Мне в этот день очень нездоровилось. Утром я с трудом занималась в моем лазарете, во время операции еле держалась на ногах, но тяжелобольной не хотел без меня подвергаться операции, и пока я держала руку солдата, сама чуть не свалилась. Проводив государя, я легла, написав ее величеству, что не могу прийти к чаю. Вечером пришла Татьяна Николаевна с известием, что у Алексея Николаевича и Ольги Николаевны корь. Заразились они от маленького кадета, который приезжал играть с наследником десять дней тому назад: мы с императрицей в этот день долго сидели днем у детей, так как у великой княжны Ольги Николаевны началось воспаление уха. Кадет подозрительно кашлял и на другой день заболел корью. Для себя я не верила в возможность заразы. Несмотря на сильный жар на другой день, 22 февраля, я превозмогла себя и встала к обеду, когда приехала моя подруга Лили Ден. Вечером императрица с княжнами пришла к нам, но у меня сильно кружилась голова, и я еле могла разговаривать. На следующий день императрица нашла, что у меня появились на лице подозрительные пятна, привела докторов Боткина и Полякова, которые и определили корь в очень сильной форме; заболела и великая княжна Татьяна Николаевна. Дорогая императрица, забыв все свои недуги, надев белый халат, разрывалась между детьми и мною.

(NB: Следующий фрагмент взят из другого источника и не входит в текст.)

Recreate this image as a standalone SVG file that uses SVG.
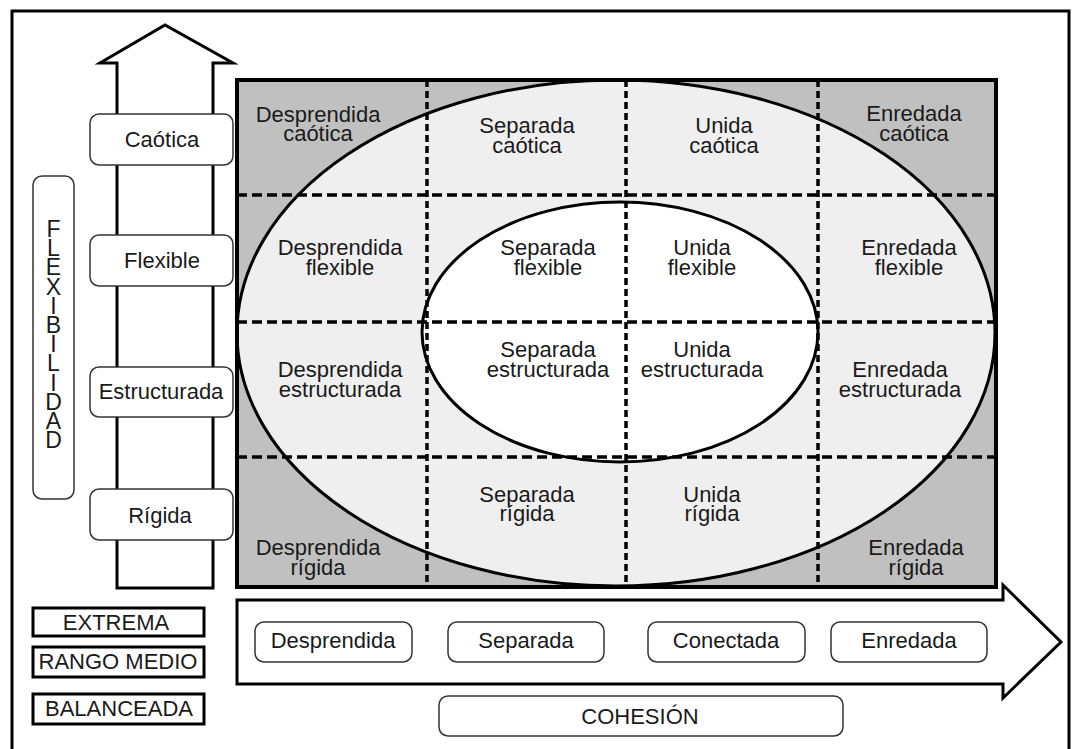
<svg xmlns="http://www.w3.org/2000/svg" width="1072" height="749" viewBox="0 0 1072 749">
<style>
text{font-family:"Liberation Sans",Arial,sans-serif;font-size:22px;fill:#1a1a1a;text-anchor:middle}
.lbl{fill:#fff;stroke:#333;stroke-width:1.5}
.sq{fill:#fff;stroke:#000;stroke-width:3}
.dh{stroke:#000;stroke-width:3.5;stroke-dasharray:10 5;fill:none}
.dv{stroke:#000;stroke-width:3.5;stroke-dasharray:7 4;fill:none}
.big{font-size:23px}
</style>
<rect x="0" y="0" width="1072" height="749" fill="#fff"/>
<rect x="12" y="11" width="1057" height="760" fill="none" stroke="#000" stroke-width="3"/>

<g id="flex-arrow">
<polygon points="117,588 117,63 100,63 165,25 233,63 213,63 213,588" fill="#fff" stroke="#000" stroke-width="3" stroke-linejoin="miter"/>
</g>
<g id="cohesion-arrow">
<polygon points="237,600 1003,600 1003,585 1061,642 1003,698 1003,684 237,684" fill="#fff" stroke="#000" stroke-width="3"/>
</g>

<g id="grid">
<rect x="237" y="80" width="759" height="507" fill="#c0c0c0"/>
<ellipse cx="616" cy="333" rx="379" ry="253" fill="#efefef" stroke="#000" stroke-width="3"/>
<ellipse cx="620" cy="332" rx="198" ry="130" fill="#fff" stroke="#000" stroke-width="3"/>
<g id="connectors">
<line class="dh" x1="237" y1="195" x2="996" y2="195"/>
<line class="dh" x1="237" y1="322" x2="996" y2="322"/>
<line class="dh" x1="237" y1="457" x2="996" y2="457"/>
<line class="dv" x1="427" y1="80" x2="427" y2="587"/>
<line class="dv" x1="626" y1="80" x2="626" y2="587"/>
<line class="dv" x1="818" y1="80" x2="818" y2="587"/>
</g>
<rect x="237" y="80" width="759" height="507" fill="none" stroke="#000" stroke-width="4"/>
</g>

<g id="cell-desprendida-caotica"><text x="318" y="122">Desprendida</text><text x="318" y="141">caótica</text></g>
<g id="cell-separada-caotica"><text x="527" y="133">Separada</text><text x="527" y="153">caótica</text></g>
<g id="cell-unida-caotica"><text x="724" y="133">Unida</text><text x="724" y="153">caótica</text></g>
<g id="cell-enredada-caotica"><text x="914" y="121">Enredada</text><text x="914" y="141">caótica</text></g>

<g id="cell-desprendida-flexible"><text x="340" y="255">Desprendida</text><text x="340" y="275">flexible</text></g>
<g id="cell-separada-flexible"><text x="548" y="255">Separada</text><text x="548" y="275">flexible</text></g>
<g id="cell-unida-flexible"><text x="702" y="255">Unida</text><text x="702" y="275">flexible</text></g>
<g id="cell-enredada-flexible"><text x="909" y="255">Enredada</text><text x="909" y="275">flexible</text></g>

<g id="cell-desprendida-estructurada"><text x="340" y="377">Desprendida</text><text x="340" y="397">estructurada</text></g>
<g id="cell-separada-estructurada"><text x="548" y="357">Separada</text><text x="548" y="377">estructurada</text></g>
<g id="cell-unida-estructurada"><text x="702" y="357">Unida</text><text x="702" y="377">estructurada</text></g>
<g id="cell-enredada-estructurada"><text x="900" y="377">Enredada</text><text x="900" y="397">estructurada</text></g>

<g id="cell-desprendida-rigida"><text x="318" y="555">Desprendida</text><text x="318" y="575">rígida</text></g>
<g id="cell-separada-rigida"><text x="527" y="502">Separada</text><text x="527" y="521">rígida</text></g>
<g id="cell-unida-rigida"><text x="712" y="502">Unida</text><text x="712" y="521">rígida</text></g>
<g id="cell-enredada-rigida"><text x="916" y="555">Enredada</text><text x="916" y="575">rígida</text></g>

<g id="lbl-caotica"><rect class="lbl" x="90" y="114" width="143" height="51" rx="9"/><text x="162" y="147">Caótica</text></g>
<g id="lbl-flexible"><rect class="lbl" x="90" y="235" width="143" height="51" rx="9"/><text x="162" y="268">Flexible</text></g>
<g id="lbl-estructurada"><rect class="lbl" x="90" y="367" width="143" height="50" rx="9"/><text x="161" y="399">Estructurada</text></g>
<g id="lbl-rigida"><rect class="lbl" x="90" y="489" width="143" height="51" rx="9"/><text x="160" y="523">Rígida</text></g>

<g id="lbl-flexibilidad"><rect class="lbl" x="33" y="176" width="41" height="323" rx="9"/>
<text class="big" x="53.5" y="237">F</text>
<text class="big" x="53.5" y="256">L</text>
<text class="big" x="53.5" y="275">E</text>
<text class="big" x="53.5" y="295">X</text>
<text class="big" x="53.5" y="314">I</text>
<text class="big" x="53.5" y="333">B</text>
<text class="big" x="53.5" y="352">I</text>
<text class="big" x="53.5" y="371">L</text>
<text class="big" x="53.5" y="391">I</text>
<text class="big" x="53.5" y="410">D</text>
<text class="big" x="53.5" y="429">A</text>
<text class="big" x="53.5" y="448">D</text>
</g>

<g id="lbl-desprendida"><rect class="lbl" x="255" y="622" width="157" height="40" rx="9"/><text x="333" y="648">Desprendida</text></g>
<g id="lbl-separada"><rect class="lbl" x="448" y="622" width="156" height="40" rx="9"/><text x="526" y="648">Separada</text></g>
<g id="lbl-conectada"><rect class="lbl" x="648" y="622" width="157" height="40" rx="9"/><text x="726" y="648">Conectada</text></g>
<g id="lbl-enredada"><rect class="lbl" x="831" y="622" width="156" height="40" rx="9"/><text x="909" y="648">Enredada</text></g>
<g id="lbl-cohesion"><rect class="lbl" x="439" y="696" width="404" height="40" rx="9"/><text x="640" y="724">COHESIÓN</text></g>

<g id="legend-extrema"><rect class="sq" x="33" y="608" width="171" height="28"/><text x="116" y="630">EXTREMA</text></g>
<g id="legend-rango"><rect class="sq" x="33" y="647" width="171" height="30"/><text x="118" y="669">RANGO MEDIO</text></g>
<g id="legend-balanceada"><rect class="sq" x="33" y="694" width="171" height="30"/><text x="119" y="716">BALANCEADA</text></g>
</svg>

Вспоминаю, что в полусне я видела государыню постоянно возле моей постели: то она приготовляла питье, то поправляла подушки, то говорила с доктором. Подозрительно стали кашлять Мария и Анастасия Николаевны. В полузабытьи я видела родителей и сестру и помню, как долетали до меня их разговоры с государыней о каких-то беспорядках и бунтах в Петрограде, но о первых днях революции и восстании резервных полков я вначале ничего не знала. Знаю одно, что, несмотря на все происходившее, государыня была вполне спокойна и мужественно выслушивала все доходившие до нее известия. Когда моя сестра пришла и описала государыне происходившее в Петрограде, говоря, что всему пришел конец, императрица только улыбнулась и постаралась успокоить сестру.